*Problem description*
Give an exact transcription of every line, dropping the images.

*Information supplied*
☆ ☆ ☆
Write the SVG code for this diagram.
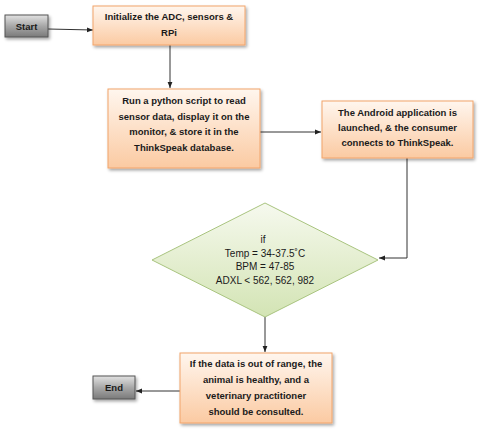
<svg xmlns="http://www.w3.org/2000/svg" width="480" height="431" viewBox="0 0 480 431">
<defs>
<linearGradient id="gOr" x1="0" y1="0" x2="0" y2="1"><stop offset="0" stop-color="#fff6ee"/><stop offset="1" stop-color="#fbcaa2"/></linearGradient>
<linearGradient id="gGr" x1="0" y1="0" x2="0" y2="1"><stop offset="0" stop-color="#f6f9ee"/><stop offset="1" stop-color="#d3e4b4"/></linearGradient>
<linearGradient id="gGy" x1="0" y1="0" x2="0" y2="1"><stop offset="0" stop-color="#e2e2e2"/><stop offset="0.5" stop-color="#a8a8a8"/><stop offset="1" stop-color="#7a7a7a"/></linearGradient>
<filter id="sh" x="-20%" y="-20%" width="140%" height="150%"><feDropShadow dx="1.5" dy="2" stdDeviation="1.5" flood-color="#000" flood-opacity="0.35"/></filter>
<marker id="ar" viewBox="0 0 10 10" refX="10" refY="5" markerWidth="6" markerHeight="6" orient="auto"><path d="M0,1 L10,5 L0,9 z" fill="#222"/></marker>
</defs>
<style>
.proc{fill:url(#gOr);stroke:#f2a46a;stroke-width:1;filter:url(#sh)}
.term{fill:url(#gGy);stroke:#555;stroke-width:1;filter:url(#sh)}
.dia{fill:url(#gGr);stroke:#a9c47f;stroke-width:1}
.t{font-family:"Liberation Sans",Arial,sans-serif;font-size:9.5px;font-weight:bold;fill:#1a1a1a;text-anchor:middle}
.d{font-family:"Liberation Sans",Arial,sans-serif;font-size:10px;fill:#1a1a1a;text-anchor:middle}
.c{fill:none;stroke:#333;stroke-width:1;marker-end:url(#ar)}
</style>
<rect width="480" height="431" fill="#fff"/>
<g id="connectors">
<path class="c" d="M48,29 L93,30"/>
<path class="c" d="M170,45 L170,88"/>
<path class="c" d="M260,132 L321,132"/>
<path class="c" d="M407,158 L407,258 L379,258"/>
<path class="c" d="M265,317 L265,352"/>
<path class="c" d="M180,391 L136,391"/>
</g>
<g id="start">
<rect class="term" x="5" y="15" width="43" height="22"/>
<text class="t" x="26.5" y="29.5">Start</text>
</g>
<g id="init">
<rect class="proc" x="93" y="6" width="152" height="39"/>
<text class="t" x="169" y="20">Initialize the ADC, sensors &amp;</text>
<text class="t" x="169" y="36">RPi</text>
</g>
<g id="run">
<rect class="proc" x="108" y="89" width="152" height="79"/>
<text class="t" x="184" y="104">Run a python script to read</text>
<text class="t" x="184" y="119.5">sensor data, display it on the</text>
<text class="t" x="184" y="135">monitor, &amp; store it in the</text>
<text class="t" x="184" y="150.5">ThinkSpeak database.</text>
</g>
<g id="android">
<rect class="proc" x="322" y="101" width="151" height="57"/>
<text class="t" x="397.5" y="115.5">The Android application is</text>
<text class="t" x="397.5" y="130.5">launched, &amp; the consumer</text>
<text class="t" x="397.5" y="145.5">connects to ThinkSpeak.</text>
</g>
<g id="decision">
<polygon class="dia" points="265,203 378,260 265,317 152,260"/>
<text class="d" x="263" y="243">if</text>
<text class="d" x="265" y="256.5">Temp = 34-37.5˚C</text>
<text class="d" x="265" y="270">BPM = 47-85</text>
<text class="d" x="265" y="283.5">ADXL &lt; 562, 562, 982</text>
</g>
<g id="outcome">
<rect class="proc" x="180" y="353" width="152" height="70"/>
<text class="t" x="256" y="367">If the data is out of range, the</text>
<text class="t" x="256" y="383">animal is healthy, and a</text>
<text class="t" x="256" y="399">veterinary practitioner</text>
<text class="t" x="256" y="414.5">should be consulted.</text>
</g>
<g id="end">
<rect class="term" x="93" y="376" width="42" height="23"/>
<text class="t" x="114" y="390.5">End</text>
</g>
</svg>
☆ ☆ ☆
*The solution*
Write the SVG code for this diagram.
<svg xmlns="http://www.w3.org/2000/svg" width="480" height="431" viewBox="0 0 480 431">
<defs>
<linearGradient id="gOr" x1="0" y1="0" x2="0" y2="1"><stop offset="0" stop-color="#fff6ee"/><stop offset="1" stop-color="#fbcaa2"/></linearGradient>
<linearGradient id="gGr" x1="0" y1="0" x2="0" y2="1"><stop offset="0" stop-color="#f6f9ee"/><stop offset="1" stop-color="#d3e4b4"/></linearGradient>
<linearGradient id="gGy" x1="0" y1="0" x2="0" y2="1"><stop offset="0" stop-color="#e2e2e2"/><stop offset="0.5" stop-color="#a8a8a8"/><stop offset="1" stop-color="#7a7a7a"/></linearGradient>
<filter id="sh" x="-20%" y="-20%" width="140%" height="150%"><feDropShadow dx="1.5" dy="2" stdDeviation="1.5" flood-color="#000" flood-opacity="0.35"/></filter>
<marker id="ar" viewBox="0 0 10 10" refX="10" refY="5" markerWidth="6" markerHeight="6" orient="auto"><path d="M0,1 L10,5 L0,9 z" fill="#222"/></marker>
</defs>
<style>
.proc{fill:url(#gOr);stroke:#f2a46a;stroke-width:1;filter:url(#sh)}
.term{fill:url(#gGy);stroke:#555;stroke-width:1;filter:url(#sh)}
.dia{fill:url(#gGr);stroke:#a9c47f;stroke-width:1}
.t{font-family:"Liberation Sans",Arial,sans-serif;font-size:9.5px;font-weight:bold;fill:#1a1a1a;text-anchor:middle}
.d{font-family:"Liberation Sans",Arial,sans-serif;font-size:10px;fill:#1a1a1a;text-anchor:middle}
.c{fill:none;stroke:#333;stroke-width:1;marker-end:url(#ar)}
</style>
<rect width="480" height="431" fill="#fff"/>
<g id="connectors">
<path class="c" d="M48,29 L93,30"/>
<path class="c" d="M170,45 L170,88"/>
<path class="c" d="M260,132 L321,132"/>
<path class="c" d="M407,158 L407,258 L379,258"/>
<path class="c" d="M265,317 L265,352"/>
<path class="c" d="M180,391 L136,391"/>
</g>
<g id="start">
<rect class="term" x="5" y="15" width="43" height="22"/>
<text class="t" x="26.5" y="29.5">Start</text>
</g>
<g id="init">
<rect class="proc" x="93" y="6" width="152" height="39"/>
<text class="t" x="169" y="20">Initialize the ADC, sensors &amp;</text>
<text class="t" x="169" y="36">RPi</text>
</g>
<g id="run">
<rect class="proc" x="108" y="89" width="152" height="79"/>
<text class="t" x="184" y="104">Run a python script to read</text>
<text class="t" x="184" y="119.5">sensor data, display it on the</text>
<text class="t" x="184" y="135">monitor, &amp; store it in the</text>
<text class="t" x="184" y="150.5">ThinkSpeak database.</text>
</g>
<g id="android">
<rect class="proc" x="322" y="101" width="151" height="57"/>
<text class="t" x="397.5" y="115.5">The Android application is</text>
<text class="t" x="397.5" y="130.5">launched, &amp; the consumer</text>
<text class="t" x="397.5" y="145.5">connects to ThinkSpeak.</text>
</g>
<g id="decision">
<polygon class="dia" points="265,203 378,260 265,317 152,260"/>
<text class="d" x="263" y="243">if</text>
<text class="d" x="265" y="256.5">Temp = 34-37.5˚C</text>
<text class="d" x="265" y="270">BPM = 47-85</text>
<text class="d" x="265" y="283.5">ADXL &lt; 562, 562, 982</text>
</g>
<g id="outcome">
<rect class="proc" x="180" y="353" width="152" height="70"/>
<text class="t" x="256" y="367">If the data is out of range, the</text>
<text class="t" x="256" y="383">animal is healthy, and a</text>
<text class="t" x="256" y="399">veterinary practitioner</text>
<text class="t" x="256" y="414.5">should be consulted.</text>
</g>
<g id="end">
<rect class="term" x="93" y="376" width="42" height="23"/>
<text class="t" x="114" y="390.5">End</text>
</g>
</svg>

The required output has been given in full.